Task statement >> Give back the full listing verbatim, apart from its images.

-- Start --

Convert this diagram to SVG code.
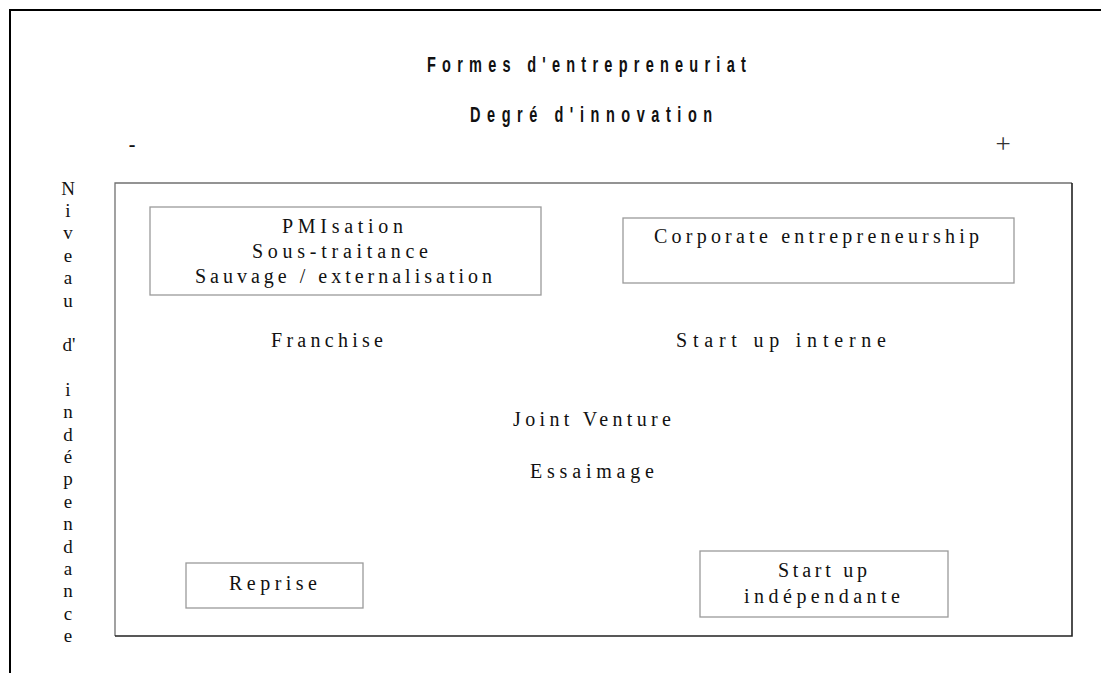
<svg xmlns="http://www.w3.org/2000/svg" width="1101" height="673" viewBox="0 0 1101 673">
<style>
.t{font-family:"Liberation Serif","Times New Roman",serif;font-size:20px;fill:#111;}
.h{font-family:"Liberation Sans Narrow","Arial Narrow","Liberation Sans",sans-serif;font-size:22px;font-weight:bold;fill:#111;}
.box{fill:#fff;stroke:#9a9a9a;stroke-width:1.3;}
.v{font-family:"Liberation Serif","Times New Roman",serif;font-size:19px;fill:#111;text-anchor:middle;}
.plus{font-family:"Liberation Serif","Times New Roman",serif;font-size:27px;fill:#333;text-anchor:middle;}
</style>
<rect x="0" y="0" width="1101" height="673" fill="#fff"/>
<g id="frame">
<path d="M10,673 V10 H1101" fill="none" stroke="#000" stroke-width="2"/>
</g>
<g id="titles">
<text class="h" transform="translate(427,72) scale(0.66,1)" x="0" y="0" textLength="483" lengthAdjust="spacing">Formes d'entrepreneuriat</text>
<text class="h" transform="translate(470,122) scale(0.66,1)" x="0" y="0" textLength="367" lengthAdjust="spacing">Degré d'innovation</text>
<text class="t" x="132" y="151" text-anchor="middle" font-weight="bold">-</text>
<text class="plus" x="1003" y="153">+</text>
</g>
<g id="axis-label">
<text class="v" x="68" y="195">N</text>
<text class="v" x="68" y="217">i</text>
<text class="v" x="68" y="239">v</text>
<text class="v" x="68" y="262">e</text>
<text class="v" x="68" y="284">a</text>
<text class="v" x="68" y="307">u</text>
<text class="v" x="69" y="351">d'</text>
<text class="v" x="68" y="396">i</text>
<text class="v" x="68" y="418">n</text>
<text class="v" x="68" y="441">d</text>
<text class="v" x="68" y="463">é</text>
<text class="v" x="68" y="485">p</text>
<text class="v" x="68" y="508">e</text>
<text class="v" x="68" y="530">n</text>
<text class="v" x="68" y="553">d</text>
<text class="v" x="68" y="575">a</text>
<text class="v" x="68" y="597">n</text>
<text class="v" x="68" y="620">c</text>
<text class="v" x="68" y="642">e</text>
</g>
<g id="matrix">
<path d="M115,636 V183 H1072" fill="none" stroke="#707070" stroke-width="1.3"/>
<path d="M1072,183 V636 H115" fill="none" stroke="#222" stroke-width="1.6"/>
</g>
<g id="node-pmisation">
<rect class="box" x="150" y="207" width="391" height="88"/>
<text class="t" x="282" y="233" textLength="121" lengthAdjust="spacing">PMIsation</text>
<text class="t" x="252" y="258" textLength="176" lengthAdjust="spacing">Sous-traitance</text>
<text class="t" x="195" y="283" textLength="297" lengthAdjust="spacing">Sauvage / externalisation</text>
</g>
<g id="node-corporate">
<rect class="box" x="623" y="218" width="391" height="65"/>
<text class="t" x="654" y="243" textLength="325" lengthAdjust="spacing">Corporate entrepreneurship</text>
</g>
<g id="node-franchise">
<text class="t" x="271" y="347" textLength="112" lengthAdjust="spacing">Franchise</text>
</g>
<g id="node-startup-interne">
<text class="t" x="676" y="347" textLength="210" lengthAdjust="spacing">Start up interne</text>
</g>
<g id="node-joint-venture">
<text class="t" x="513" y="426" textLength="158" lengthAdjust="spacing">Joint Venture</text>
</g>
<g id="node-essaimage">
<text class="t" x="530" y="478" textLength="124" lengthAdjust="spacing">Essaimage</text>
</g>
<g id="node-reprise">
<rect class="box" x="186" y="563" width="177" height="45"/>
<text class="t" x="229" y="590" textLength="88" lengthAdjust="spacing">Reprise</text>
</g>
<g id="node-startup-independante">
<rect class="box" x="700" y="551" width="248" height="66"/>
<text class="t" x="778" y="577" textLength="89" lengthAdjust="spacing">Start up</text>
<text class="t" x="744" y="603" textLength="156" lengthAdjust="spacing">indépendante</text>
</g>
<g id="connectors"></g>
</svg>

-- End --

Exercise solution >>
Convert this diagram to SVG code.
<svg xmlns="http://www.w3.org/2000/svg" width="1101" height="673" viewBox="0 0 1101 673">
<style>
.t{font-family:"Liberation Serif","Times New Roman",serif;font-size:20px;fill:#111;}
.h{font-family:"Liberation Sans Narrow","Arial Narrow","Liberation Sans",sans-serif;font-size:22px;font-weight:bold;fill:#111;}
.box{fill:#fff;stroke:#9a9a9a;stroke-width:1.3;}
.v{font-family:"Liberation Serif","Times New Roman",serif;font-size:19px;fill:#111;text-anchor:middle;}
.plus{font-family:"Liberation Serif","Times New Roman",serif;font-size:27px;fill:#333;text-anchor:middle;}
</style>
<rect x="0" y="0" width="1101" height="673" fill="#fff"/>
<g id="frame">
<path d="M10,673 V10 H1101" fill="none" stroke="#000" stroke-width="2"/>
</g>
<g id="titles">
<text class="h" transform="translate(427,72) scale(0.66,1)" x="0" y="0" textLength="483" lengthAdjust="spacing">Formes d'entrepreneuriat</text>
<text class="h" transform="translate(470,122) scale(0.66,1)" x="0" y="0" textLength="367" lengthAdjust="spacing">Degré d'innovation</text>
<text class="t" x="132" y="151" text-anchor="middle" font-weight="bold">-</text>
<text class="plus" x="1003" y="153">+</text>
</g>
<g id="axis-label">
<text class="v" x="68" y="195">N</text>
<text class="v" x="68" y="217">i</text>
<text class="v" x="68" y="239">v</text>
<text class="v" x="68" y="262">e</text>
<text class="v" x="68" y="284">a</text>
<text class="v" x="68" y="307">u</text>
<text class="v" x="69" y="351">d'</text>
<text class="v" x="68" y="396">i</text>
<text class="v" x="68" y="418">n</text>
<text class="v" x="68" y="441">d</text>
<text class="v" x="68" y="463">é</text>
<text class="v" x="68" y="485">p</text>
<text class="v" x="68" y="508">e</text>
<text class="v" x="68" y="530">n</text>
<text class="v" x="68" y="553">d</text>
<text class="v" x="68" y="575">a</text>
<text class="v" x="68" y="597">n</text>
<text class="v" x="68" y="620">c</text>
<text class="v" x="68" y="642">e</text>
</g>
<g id="matrix">
<path d="M115,636 V183 H1072" fill="none" stroke="#707070" stroke-width="1.3"/>
<path d="M1072,183 V636 H115" fill="none" stroke="#222" stroke-width="1.6"/>
</g>
<g id="node-pmisation">
<rect class="box" x="150" y="207" width="391" height="88"/>
<text class="t" x="282" y="233" textLength="121" lengthAdjust="spacing">PMIsation</text>
<text class="t" x="252" y="258" textLength="176" lengthAdjust="spacing">Sous-traitance</text>
<text class="t" x="195" y="283" textLength="297" lengthAdjust="spacing">Sauvage / externalisation</text>
</g>
<g id="node-corporate">
<rect class="box" x="623" y="218" width="391" height="65"/>
<text class="t" x="654" y="243" textLength="325" lengthAdjust="spacing">Corporate entrepreneurship</text>
</g>
<g id="node-franchise">
<text class="t" x="271" y="347" textLength="112" lengthAdjust="spacing">Franchise</text>
</g>
<g id="node-startup-interne">
<text class="t" x="676" y="347" textLength="210" lengthAdjust="spacing">Start up interne</text>
</g>
<g id="node-joint-venture">
<text class="t" x="513" y="426" textLength="158" lengthAdjust="spacing">Joint Venture</text>
</g>
<g id="node-essaimage">
<text class="t" x="530" y="478" textLength="124" lengthAdjust="spacing">Essaimage</text>
</g>
<g id="node-reprise">
<rect class="box" x="186" y="563" width="177" height="45"/>
<text class="t" x="229" y="590" textLength="88" lengthAdjust="spacing">Reprise</text>
</g>
<g id="node-startup-independante">
<rect class="box" x="700" y="551" width="248" height="66"/>
<text class="t" x="778" y="577" textLength="89" lengthAdjust="spacing">Start up</text>
<text class="t" x="744" y="603" textLength="156" lengthAdjust="spacing">indépendante</text>
</g>
<g id="connectors"></g>
</svg>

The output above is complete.